O porta-voz de Guterres lembrou que “não existe uma solução militar para o conflito sírio” e defendeu que “a única solução sustentável é um processo político mediado pela ONU, de acordo com a resolução 2250 do Conselho de Segurança”.

Ataque “é um crime contra a humanidade e viola todas as leis internacionais”, diz o HDP

A guerra de Erdogan tem adversários políticos na Turquia, como o Partido Democrático dos Povos (HDP), maioritário entre a população curda no leste do país.

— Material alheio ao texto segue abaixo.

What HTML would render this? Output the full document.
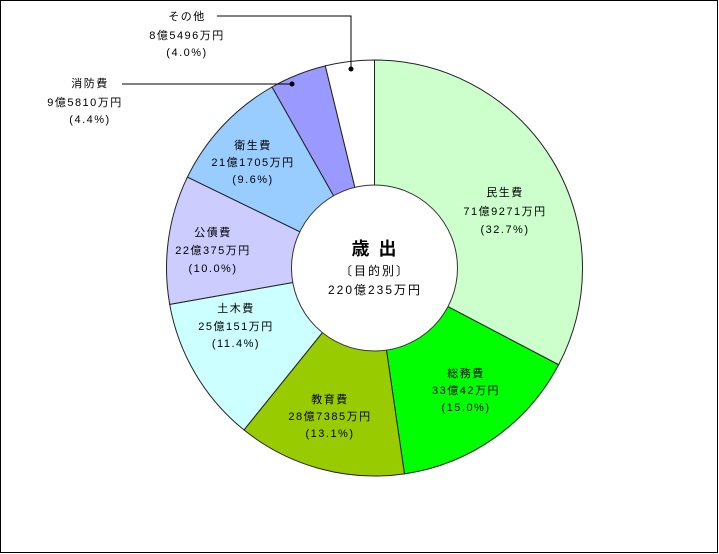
<!DOCTYPE html>
<html><head><meta charset="utf-8"><style>
html,body{margin:0;padding:0;background:#fff}
svg{display:block}
text{font-family:"Liberation Sans","Noto Sans CJK JP",sans-serif;font-size:11px;fill:#000;letter-spacing:1.5px}
</style></head><body>
<svg id="s" width="719" height="554" viewBox="0 0 719 554" xmlns="http://www.w3.org/2000/svg">
<rect x="0.5" y="0.5" width="717" height="552" fill="#fff" stroke="#000"/>
<g id="slices"></g>
<circle cx="374.5" cy="268" r="83" fill="#fff" stroke="#333" stroke-width="1"/>
<text x="375" y="255" text-anchor="middle" style="font-size:18px;font-weight:bold;letter-spacing:2px">歳 出</text>
<text x="375" y="275" text-anchor="middle" style="font-size:12px;letter-spacing:2px">〔目的別〕</text>
<text x="375" y="294" text-anchor="middle" style="font-size:12px;letter-spacing:2px">220億235万円</text>

<g text-anchor="middle">
<text x="505" y="196">民生費</text><text x="505" y="215">71億9271万円</text><text x="505" y="233">(32.7%)</text>
<text x="466" y="377">総務費</text><text x="466" y="394">33億42万円</text><text x="466" y="411">(15.0%)</text>
<text x="330" y="403">教育費</text><text x="330" y="420">28億7385万円</text><text x="330" y="437">(13.1%)</text>
<text x="236" y="312">土木費</text><text x="236" y="330">25億151万円</text><text x="236" y="347">(11.4%)</text>
<text x="213" y="236">公債費</text><text x="213" y="254">22億375万円</text><text x="213" y="272">(10.0%)</text>
<text x="253" y="149">衛生費</text><text x="253" y="166">21億1705万円</text><text x="253" y="183">(9.6%)</text>
<text x="187" y="20">その他</text><text x="187" y="39">8億5496万円</text><text x="187" y="56">(4.0%)</text>
<text x="90" y="87">消防費</text><text x="85" y="106">9億5810万円</text><text x="90" y="123">(4.4%)</text>
</g>
<polyline points="217,16 351,16 351,69" fill="none" stroke="#000"/>
<circle cx="351" cy="69" r="2.5" fill="#000"/>
<polyline points="122,84 292,84" fill="none" stroke="#000"/>
<circle cx="292" cy="84" r="2.5" fill="#000"/>
</svg>
<script>
var cx=374.5,cy=268,R=208,r=83;
var d=[[32.7,"#CCFFCC"],[15.0,"#00FF00"],[13.1,"#99CC00"],[11.4,"#CCFFFF"],[10.0,"#CCCCFF"],[9.6,"#99CCFF"],[4.4,"#9999FF"],[3.8,"#FFFFFF"]];
var g=document.getElementById("slices"),a=0,h="";
function p(t,rr){var x=cx+rr*Math.sin(t),y=cy-rr*Math.cos(t);return x.toFixed(2)+","+y.toFixed(2);}
d.forEach(function(s){var b=a+s[0]/100*2*Math.PI;var lg=(b-a)>Math.PI?1:0;
h+='<path d="M'+p(a,R)+' A'+R+','+R+' 0 '+lg+' 1 '+p(b,R)+' L'+cx+','+cy+' Z" fill="'+s[1]+'" stroke="#222" stroke-width="1"/>';a=b;});
g.innerHTML=h;
</script>
</body></html>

Numa declaração publicada na redes sociais, o HDP diz que a ação militar turca “é um crime contra a humanidade e viola todas as leis internacionais”, para além de fazer regressar em força o Estado Islâmico. “Este ataque dará ao Estado Islâmico a oportunidade para se reorganizar e arrastar a região de volta para as profundas trevas como em 2004”, avisam.

“Começou a tentativa de invasão de uma região onde mais de 5 milhões de pessoas — curdos, árabes, turcomenos, yazidis, muçulmanos, cristãos — vivem em harmonia. Apoiar esta guerra significa preferir como vizinhos os gangs do Estado Islâmico em vez destes povos. Como já dissemos vezes sem conta, Não à guerra!”, conclui a declaração do HDP, cujos líderes e muitos dos seus deputados e autarcas foram presos na sequência das vagas de repressão política do regime após o golpe militar falhado de 2016.

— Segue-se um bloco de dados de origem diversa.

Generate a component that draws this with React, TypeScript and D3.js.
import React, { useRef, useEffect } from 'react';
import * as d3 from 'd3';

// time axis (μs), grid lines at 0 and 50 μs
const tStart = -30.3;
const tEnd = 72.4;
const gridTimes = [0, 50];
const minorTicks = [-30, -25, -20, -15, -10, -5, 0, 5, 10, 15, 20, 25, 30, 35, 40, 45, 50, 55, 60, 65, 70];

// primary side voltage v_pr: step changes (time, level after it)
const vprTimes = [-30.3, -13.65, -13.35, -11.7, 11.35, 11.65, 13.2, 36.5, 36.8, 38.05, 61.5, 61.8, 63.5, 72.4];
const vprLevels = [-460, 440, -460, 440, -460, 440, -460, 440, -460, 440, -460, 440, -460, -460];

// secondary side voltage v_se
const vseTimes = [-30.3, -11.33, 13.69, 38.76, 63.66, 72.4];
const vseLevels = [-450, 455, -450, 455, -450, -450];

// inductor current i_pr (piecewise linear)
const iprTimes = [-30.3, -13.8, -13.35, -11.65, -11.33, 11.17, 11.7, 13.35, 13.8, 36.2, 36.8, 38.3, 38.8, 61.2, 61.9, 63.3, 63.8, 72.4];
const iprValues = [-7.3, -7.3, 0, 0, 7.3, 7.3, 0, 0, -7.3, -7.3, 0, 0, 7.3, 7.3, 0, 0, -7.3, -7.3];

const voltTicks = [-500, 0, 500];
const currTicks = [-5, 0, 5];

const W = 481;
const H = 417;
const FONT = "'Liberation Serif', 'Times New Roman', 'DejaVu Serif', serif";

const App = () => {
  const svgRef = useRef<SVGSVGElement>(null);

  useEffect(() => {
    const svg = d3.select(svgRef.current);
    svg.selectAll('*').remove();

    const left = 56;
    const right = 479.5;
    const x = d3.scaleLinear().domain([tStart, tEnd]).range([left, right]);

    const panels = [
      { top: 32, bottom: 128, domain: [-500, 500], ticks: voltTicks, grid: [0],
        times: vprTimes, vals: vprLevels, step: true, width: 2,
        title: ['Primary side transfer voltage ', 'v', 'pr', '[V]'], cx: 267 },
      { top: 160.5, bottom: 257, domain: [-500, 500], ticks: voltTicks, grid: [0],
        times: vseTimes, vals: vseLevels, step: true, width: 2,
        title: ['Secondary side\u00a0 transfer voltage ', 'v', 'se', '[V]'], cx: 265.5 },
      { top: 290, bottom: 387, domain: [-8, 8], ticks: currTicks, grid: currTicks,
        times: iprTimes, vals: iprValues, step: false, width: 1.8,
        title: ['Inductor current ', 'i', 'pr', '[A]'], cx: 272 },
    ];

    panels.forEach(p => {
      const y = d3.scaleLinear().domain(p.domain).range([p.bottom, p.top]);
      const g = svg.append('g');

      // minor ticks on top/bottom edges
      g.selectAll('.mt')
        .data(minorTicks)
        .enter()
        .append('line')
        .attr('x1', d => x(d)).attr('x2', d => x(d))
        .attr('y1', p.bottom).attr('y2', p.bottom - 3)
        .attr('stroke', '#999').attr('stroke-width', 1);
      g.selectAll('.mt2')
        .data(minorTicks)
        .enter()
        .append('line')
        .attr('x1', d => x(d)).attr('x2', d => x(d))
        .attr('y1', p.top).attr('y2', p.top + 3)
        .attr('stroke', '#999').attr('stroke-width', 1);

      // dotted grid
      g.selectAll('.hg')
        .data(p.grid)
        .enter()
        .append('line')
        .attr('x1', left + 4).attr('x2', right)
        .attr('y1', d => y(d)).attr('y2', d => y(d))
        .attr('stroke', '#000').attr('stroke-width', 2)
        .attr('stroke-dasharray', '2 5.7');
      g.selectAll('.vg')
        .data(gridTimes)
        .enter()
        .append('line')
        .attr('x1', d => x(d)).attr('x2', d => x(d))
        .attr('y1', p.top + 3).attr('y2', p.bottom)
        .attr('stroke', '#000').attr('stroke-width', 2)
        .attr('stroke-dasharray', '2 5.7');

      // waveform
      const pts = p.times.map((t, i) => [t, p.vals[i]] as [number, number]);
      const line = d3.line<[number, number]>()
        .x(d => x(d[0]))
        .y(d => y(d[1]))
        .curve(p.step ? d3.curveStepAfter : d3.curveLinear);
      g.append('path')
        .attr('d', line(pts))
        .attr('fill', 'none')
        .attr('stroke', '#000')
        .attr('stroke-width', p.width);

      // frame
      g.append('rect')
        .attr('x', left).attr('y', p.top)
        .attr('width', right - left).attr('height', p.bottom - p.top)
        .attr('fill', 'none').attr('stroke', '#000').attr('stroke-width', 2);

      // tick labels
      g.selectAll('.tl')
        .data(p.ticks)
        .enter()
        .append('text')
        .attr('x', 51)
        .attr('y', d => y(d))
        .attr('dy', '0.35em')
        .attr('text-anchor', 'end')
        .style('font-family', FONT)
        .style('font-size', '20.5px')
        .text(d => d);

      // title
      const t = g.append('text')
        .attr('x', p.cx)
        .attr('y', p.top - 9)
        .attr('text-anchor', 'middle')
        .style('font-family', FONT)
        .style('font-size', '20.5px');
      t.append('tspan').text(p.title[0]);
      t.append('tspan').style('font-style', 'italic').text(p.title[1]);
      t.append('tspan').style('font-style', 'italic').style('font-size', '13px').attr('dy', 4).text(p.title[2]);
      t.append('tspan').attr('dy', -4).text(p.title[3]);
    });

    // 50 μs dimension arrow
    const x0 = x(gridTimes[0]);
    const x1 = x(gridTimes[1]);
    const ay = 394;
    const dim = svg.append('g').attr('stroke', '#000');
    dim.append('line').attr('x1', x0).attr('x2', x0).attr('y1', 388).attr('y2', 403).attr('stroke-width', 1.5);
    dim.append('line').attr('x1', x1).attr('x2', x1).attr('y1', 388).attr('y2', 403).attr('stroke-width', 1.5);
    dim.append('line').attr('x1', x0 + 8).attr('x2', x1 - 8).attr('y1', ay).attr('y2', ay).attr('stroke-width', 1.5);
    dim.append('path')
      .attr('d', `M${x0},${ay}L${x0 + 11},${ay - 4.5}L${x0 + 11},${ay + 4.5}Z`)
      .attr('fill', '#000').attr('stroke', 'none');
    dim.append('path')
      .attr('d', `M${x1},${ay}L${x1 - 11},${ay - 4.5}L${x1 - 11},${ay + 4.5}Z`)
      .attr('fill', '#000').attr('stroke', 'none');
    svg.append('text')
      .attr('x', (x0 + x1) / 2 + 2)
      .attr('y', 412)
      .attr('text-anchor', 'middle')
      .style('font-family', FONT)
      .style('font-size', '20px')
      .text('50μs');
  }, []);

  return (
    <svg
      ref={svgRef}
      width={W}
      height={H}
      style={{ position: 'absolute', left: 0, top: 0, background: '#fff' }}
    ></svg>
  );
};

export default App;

Mas as críticas também chegaram do principal partido da oposição, o Partido Republicano do Povo (CHP), que considera  o governo turco “um dos principais responsáveis pela guerra na Síria, através das políticas erradas levadas insistentemente a cabo desde 2011”, como a de armar os rebeldes do Exército Livre da Síria. Com este historial, o CHP — que defende o diálogo com o regime de Bashar al-Assad — diz que “o partido do poder destruiu a sua própria margem de manobra e ficou aprisionado a más decisões, erros de cálculo em cadeia e obsessões alimentadas pelas suas políticas sectárias e aventureiras”.